“The Addiction”, recensione

Succhia, fammi vedere come succhi

Succhia, fammi vedere come succhi

 

Metafore e fori a forbici sanguigne, la forca del Peccato è l’albero del Male, vampirismo opaco in meditazione genetica, (de)generazione consumante traspiranti palpebre nere…


Oh, ansia m’avvolgi in anima sgualcita, sdrucciolante è colar ansimo di mio spettro rapito dalla società ingorda coi suoi dolci coloranti. Oggi, per voluttà inchinata al maledettismo, implori la fuga esistenziale, ostaggio d’un mai rimarginato malessere.

Scont(ent)o che partorisce un mostro e poi il mostro è viscere nel dipingere la vita a ringhiante graffiarti. Scuoi il cuore, pulsa elettromagnetico dinanzi a teorie empiriche che succhi da “vampira”, assetato come te di scibile, sete che sgorga in perpetui deliri, poi vomita l’amaro in (s)concerto non euforico. Come se vibrasse una cauta ma tremenda “forca” amputante i polsi dell’amore per il Mondo. Lo ami e ossequi per un po’, poi te ne distacchi molto, troppo.

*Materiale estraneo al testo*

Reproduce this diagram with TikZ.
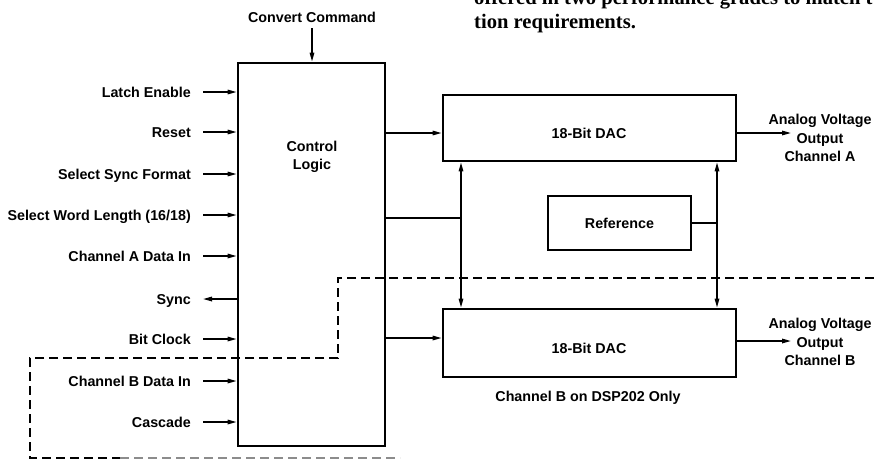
\documentclass[tikz,border=0pt]{standalone}
\usepackage{fontspec}
\setmainfont{Liberation Sans}
\newfontfamily\serifb{Liberation Serif}
\usetikzlibrary{arrows.meta}
\begin{document}
\begin{tikzpicture}[x=1pt,y=-1pt,
  lbl/.style={font=\fontsize{14.3}{18.5}\selectfont\bfseries, inner sep=0pt},
  arr/.style={line width=1.5pt, -{Triangle[length=9pt,width=4.5pt]}},
  dbl/.style={line width=1.5pt, {Triangle[length=9pt,width=4.5pt]}-{Triangle[length=9pt,width=4.5pt]}},
  conn/.style={line width=1.5pt},
  box/.style={draw, line width=2.8pt, inner sep=0pt},
  dline/.style={line width=1.4pt, dash pattern=on 9pt off 5pt},
  para/.style={font=\serifb\bfseries\fontsize{20.6}{23}\selectfont, inner sep=0pt, anchor=base west}
]
\useasboundingbox (0,0) rectangle (874,459);
\clip (0,0) rectangle (874,459);

% page text above the figure
\node[para] (t1) at (474,4) {offered in two performance grades to match t};
\node[para] (t2) at (474,28) {tion requirements.};

% main blocks
\node[box, minimum width=147pt, minimum height=383pt] (cl) at (311.5,254.5) {};
\node[lbl, align=center] (clt) at (312,157) {Control\\Logic};
\node[box, minimum width=293pt, minimum height=66pt] (dacA) at (589.5,128) {};
\node[lbl] (dacAt) at (589,133) {18-Bit DAC};
\node[box, minimum width=293pt, minimum height=68pt] (dacB) at (589.5,343) {};
\node[lbl] (dacBt) at (589,348) {18-Bit DAC};
\node[box, lbl, line width=2.4pt, minimum width=143pt, minimum height=54pt] (ref) at (619.5,223) {Reference};
\node[lbl] (note) at (588,398) {Channel B on DSP202 Only};

% convert command
\node[lbl] (cc) at (312,17) {Convert Command};
\coordinate (ccs) at (312,28);
\draw[arr] (ccs) -- (ccs |- cl.north);

% left inputs
\node[lbl, anchor=base east] (le) at (191,97) {Latch Enable};
\node[lbl, anchor=base east] (rs) at (191,137) {Reset};
\node[lbl, anchor=base east] (ssf) at (191,179) {Select Sync Format};
\node[lbl, anchor=base east] (swl) at (191,220) {Select Word Length (16/18)};
\node[lbl, anchor=base east] (cad) at (191,261) {Channel A Data In};
\node[lbl, anchor=base east] (sy) at (191,304) {Sync};
\node[lbl, anchor=base east] (bc) at (191,344) {Bit Clock};
\node[lbl, anchor=base east] (cbd) at (191,386) {Channel B Data In};
\node[lbl, anchor=base east] (cas) at (191,427) {Cascade};
\foreach \n in {le,rs,ssf,swl,cad,bc,cbd,cas}{
  \draw[arr] ([xshift=12pt,yshift=5pt]\n.base east) -- ([yshift=5pt]\n.base east -| cl.west);
}
\draw[arr] ([yshift=5pt]sy.base east -| cl.west) -- ([xshift=12pt,yshift=5pt]sy.base east);

% control logic to DACs
\coordinate (ya) at (0,133);
\coordinate (yb) at (0,338);
\coordinate (yc) at (0,218);
\draw[arr] (cl.east |- ya) -- (dacA.west |- ya);
\draw[arr] (cl.east |- yb) -- (dacB.west |- yb);

% reference / bus lines
\coordinate (xl) at (461,0);
\coordinate (xr) at (717,0);
\draw[dbl] (xl |- dacA.south) -- (xl |- dacB.north);
\draw[dbl] (xr |- dacA.south) -- (xr |- dacB.north);
\draw[conn] (cl.east |- yc) -- (xl |- yc);
\draw[conn] (ref.east) -- (xr |- ref.east);

% outputs
\node[lbl, align=center] (outA) at (820,138) {Analog Voltage\\Output\\Channel A};
\node[lbl, align=center] (outB) at (820,342) {Analog Voltage\\Output\\Channel B};
\coordinate (oA) at (791,133);
\coordinate (oB) at (791,341);
\draw[arr] (dacA.east |- oA) -- (oA);
\draw[arr] (dacB.east |- oB) -- (oB);

% dashed boundary for channel B
\draw[dline] (874,278) -- (338,278) -- (338,358) -- (30,358) -- (30,458) -- (120,458);
\draw[dline, black!45] (120,458) -- (400,458);
\end{tikzpicture}
\end{document}
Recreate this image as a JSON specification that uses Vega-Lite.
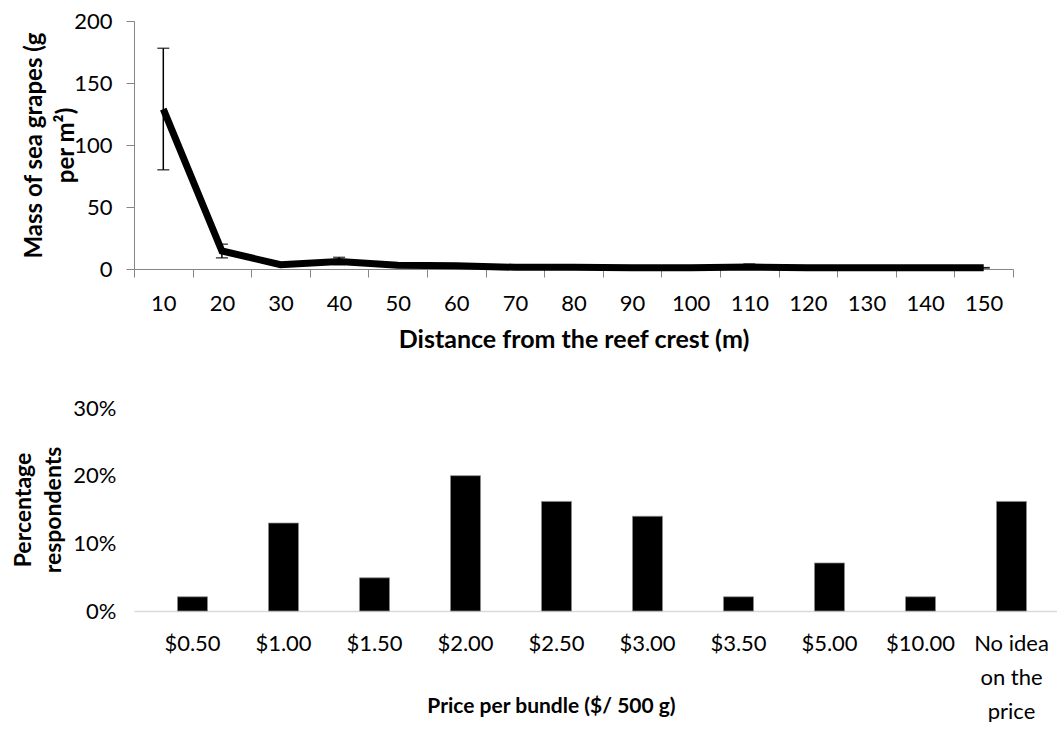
{
  "$schema": "https://vega.github.io/schema/vega-lite/v6.json",
  "background": "white",
  "padding": {"left": 11, "top": 10, "right": 0, "bottom": 0},
  "config": {
    "font": "Lato",
    "view": {"stroke": null},
    "axis": {"labelColor": "#000000", "titleColor": "#000000", "grid": false, "labelFont": "Lato", "titleFont": "Lato"}
  },
  "spacing": 45,
  "vconcat": [
    {
      "width": 879,
      "height": 248,
      "data": {
        "values": [
          {"distance": 10, "mass": 129, "lo": 80, "hi": 178},
          {"distance": 20, "mass": 14.5, "lo": 9, "hi": 20},
          {"distance": 30, "mass": 3.5, "lo": 2.5, "hi": 4.5},
          {"distance": 40, "mass": 6, "lo": 3.5, "hi": 9.4},
          {"distance": 50, "mass": 3, "lo": 2.5, "hi": 3.5},
          {"distance": 60, "mass": 2.6, "lo": 2.2, "hi": 3},
          {"distance": 70, "mass": 1.4, "lo": 1.2, "hi": 1.6},
          {"distance": 80, "mass": 1.4, "lo": 1.2, "hi": 1.6},
          {"distance": 90, "mass": 1, "lo": 0.8, "hi": 1.2},
          {"distance": 100, "mass": 1, "lo": 0.8, "hi": 1.2},
          {"distance": 110, "mass": 1.6, "lo": 0.5, "hi": 4},
          {"distance": 120, "mass": 1, "lo": 0.9, "hi": 1.1},
          {"distance": 130, "mass": 1, "lo": 0.9, "hi": 1.1},
          {"distance": 140, "mass": 1, "lo": 0.9, "hi": 1.1},
          {"distance": 150, "mass": 1, "lo": 0.9, "hi": 1.1}
        ]
      },
      "encoding": {
        "x": {
          "field": "distance",
          "type": "ordinal",
          "scale": {"type": "band", "paddingInner": 0, "paddingOuter": 0},
          "axis": {
            "title": "Distance from the reef crest (m)",
            "labelAngle": 0,
            "tickBand": "extent",
            "tickSize": 8,
            "tickColor": "#868686",
            "domainColor": "#868686",
            "labelFontSize": 22,
            "labelPadding": 16,
            "titleFontSize": 25,
            "titleFontWeight": "bold",
            "titleY": 78,
            "titleBaseline": "alphabetic"
          }
        }
      },
      "layer": [
        {
          "mark": {"type": "rule", "color": "black", "strokeWidth": 1.5},
          "encoding": {
            "y": {
              "field": "lo",
              "type": "quantitative",
              "scale": {"domain": [0, 200]},
              "axis": {
                "title": ["Mass of sea grapes (g", "per m²)"],
                "values": [0, 50, 100, 150, 200],
                "tickSize": 8,
                "tickColor": "#868686",
                "domainColor": "#868686",
                "labelFontSize": 22,
                "labelPadding": 14,
                "titleFontSize": 24,
                "titleFontWeight": "bold",
                "titleX": -88,
                "titleBaseline": "bottom",
                "titleLineHeight": 32
              }
            },
            "y2": {"field": "hi"}
          }
        },
        {
          "mark": {"type": "tick", "color": "black", "thickness": 1.5, "size": 12},
          "encoding": {
            "y": {
              "field": "lo",
              "type": "quantitative",
              "scale": {"domain": [0, 200]},
              "axis": {
                "title": ["Mass of sea grapes (g", "per m²)"],
                "values": [0, 50, 100, 150, 200],
                "tickSize": 8,
                "tickColor": "#868686",
                "domainColor": "#868686",
                "labelFontSize": 22,
                "labelPadding": 14,
                "titleFontSize": 24,
                "titleFontWeight": "bold",
                "titleX": -88,
                "titleBaseline": "bottom",
                "titleLineHeight": 32
              }
            }
          }
        },
        {
          "mark": {"type": "tick", "color": "black", "thickness": 1.5, "size": 12},
          "encoding": {
            "y": {
              "field": "hi",
              "type": "quantitative",
              "scale": {"domain": [0, 200]},
              "axis": {
                "title": ["Mass of sea grapes (g", "per m²)"],
                "values": [0, 50, 100, 150, 200],
                "tickSize": 8,
                "tickColor": "#868686",
                "domainColor": "#868686",
                "labelFontSize": 22,
                "labelPadding": 14,
                "titleFontSize": 24,
                "titleFontWeight": "bold",
                "titleX": -88,
                "titleBaseline": "bottom",
                "titleLineHeight": 32
              }
            }
          }
        },
        {
          "mark": {"type": "line", "color": "black", "strokeWidth": 7},
          "encoding": {
            "y": {
              "field": "mass",
              "type": "quantitative",
              "scale": {"domain": [0, 200]},
              "axis": {
                "title": ["Mass of sea grapes (g", "per m²)"],
                "values": [0, 50, 100, 150, 200],
                "tickSize": 8,
                "tickColor": "#868686",
                "domainColor": "#868686",
                "labelFontSize": 22,
                "labelPadding": 14,
                "titleFontSize": 24,
                "titleFontWeight": "bold",
                "titleX": -88,
                "titleBaseline": "bottom",
                "titleLineHeight": 32
              }
            }
          }
        }
      ]
    },
    {
      "width": 923,
      "height": 203,
      "data": {
        "values": [
          {"price": "$0.50", "pct": 0.021},
          {"price": "$1.00", "pct": 0.13},
          {"price": "$1.50", "pct": 0.049},
          {"price": "$2.00", "pct": 0.2},
          {"price": "$2.50", "pct": 0.162},
          {"price": "$3.00", "pct": 0.14},
          {"price": "$3.50", "pct": 0.021},
          {"price": "$5.00", "pct": 0.071},
          {"price": "$10.00", "pct": 0.021},
          {"price": "No idea on the price", "pct": 0.162}
        ]
      },
      "mark": {"type": "bar", "color": "black", "size": 30, "stroke": "#8c8c8c", "strokeWidth": 0.75},
      "encoding": {
        "x": {
          "field": "price",
          "type": "nominal",
          "sort": null,
          "scale": {"paddingInner": 0, "paddingOuter": 0.0714, "align": 1},
          "axis": {
            "title": "Price per bundle ($/ 500 g)",
            "labelAngle": 0,
            "ticks": false,
            "domainColor": "#d9d9d9",
            "domainWidth": 1.5,
            "labelFontSize": 22,
            "labelPadding": 22,
            "labelLineHeight": 34,
            "labelExpr": "datum.value == 'No idea on the price' ? ['No idea', 'on the', 'price'] : datum.label",
            "titleFontSize": 21,
            "titleFontWeight": "bold",
            "titleX": 417,
            "titleY": 101,
            "titleBaseline": "alphabetic"
          }
        },
        "y": {
          "field": "pct",
          "type": "quantitative",
          "scale": {"domain": [0, 0.3]},
          "axis": {
            "format": ".0%",
            "values": [0, 0.1, 0.2, 0.3],
            "domain": false,
            "ticks": false,
            "labelPadding": 18,
            "labelFontSize": 22,
            "title": ["Percentage", "respondents"],
            "titleFontSize": 23,
            "titleFontWeight": "bold",
            "titleX": -99,
            "titleBaseline": "bottom",
            "titleLineHeight": 30
          }
        }
      }
    }
  ]
}
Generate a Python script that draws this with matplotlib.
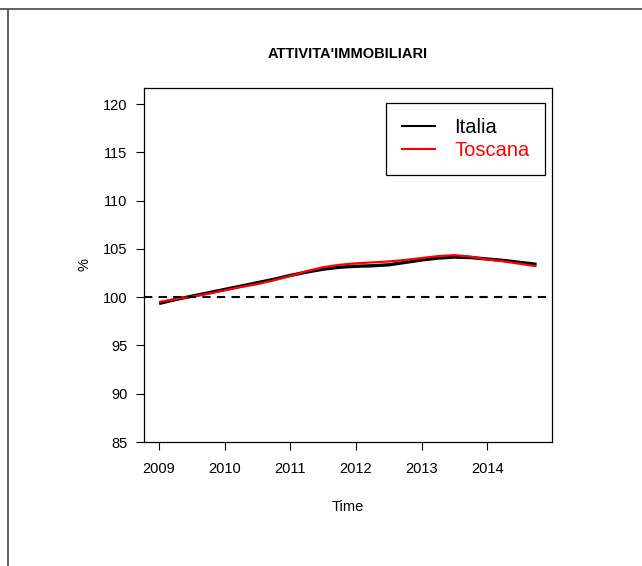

Ti estranei, passeggi “zombificato”, atterrito dagli orrori che non puoi guarire. Neanche delle tue “cattive idee” da Travis Bickle.

Tutto si aggiusterà?

No, la febbre sale, sei indemoniato e l’esorcista non debellerà il virus all’apparenza tranquillo ma latente di labbra già avvelenate.

Consunta in viso rinsecchito, preda e ostaggio del desiderio proibito, attratta dai demoni…, sbandi e di saliva vogliosa sbavi.

Questo non è Male, è sentire. Chi sente le emozioni, soffre e si rannicchia, si (rin)chiude nella bara per anestetizzare sia le gioie e sia l’insopprimibile dolore. Forte, bussa quando dormi sonni “profondi”, soffochi di nausea in polmoni urlanti un’ode poetica che l’arroganza tramuterà in odio.

Ti sveglierai, “ramificata” nel buio dei finti loro raggi “solari”.

Gemerai sofferente una solitudine senza confini.

Immagina… studia filosofia per rinsaldare certezze che però, di contraltare…, si potenziano in dubbi agonici, un’altra incognita e altre insonnie dentro suburbane notti malfamate o mai davvero affamate come per gli altri. Sfiata, dai, (non) ce la fai.

Ti sento anch’io. Stiamo morendo. Non frega a nessuno.

Salvami, gua(r)endo con me, amico e amante, Dracula o pagliaccio, iconoclasta o libero da tutte le “caste”.

Incastra la tua lingua fra i canini e l’arcata… dell’elevazione.

Animaleschi, godremo in ferite divoranti. Grida, troia… d’una vita (ba)lorda, balla per me nuda, mangiamo le orge dei veri pervertiti. Non c’è speranza per noi, siamo morti. Siamo (ri)nati così.

Dinastici d’una stirpe di razza, quindi esangui a essere “esaminati” dagli sguardi malvagi, indagati perché la nostra alterità turba la “quiete” dei re(ie)tti. C’estingueranno, non sopravviviamo. Anfibi di (e)rettile ectoplasma, non ci vedono eppure ci sorvegliano, sigillano i nostri cuori nel blindarci di crudeltà.

Scappa con me, scopa qui, no, vaffanculo!

No, non andartene! Nooo!

Dolore, ti voglio! Mi rendi vitalità, reattivo fra chi è spento.

Abbassa le luci, troppo Sole mi brucia.

Siamo drogati di dipendenza dalla vita, purtroppo.

Tentar di fuggire è inutile, è illusione.

Ma questa tentazione è stupenda, macabra eleganza da Nosferatu.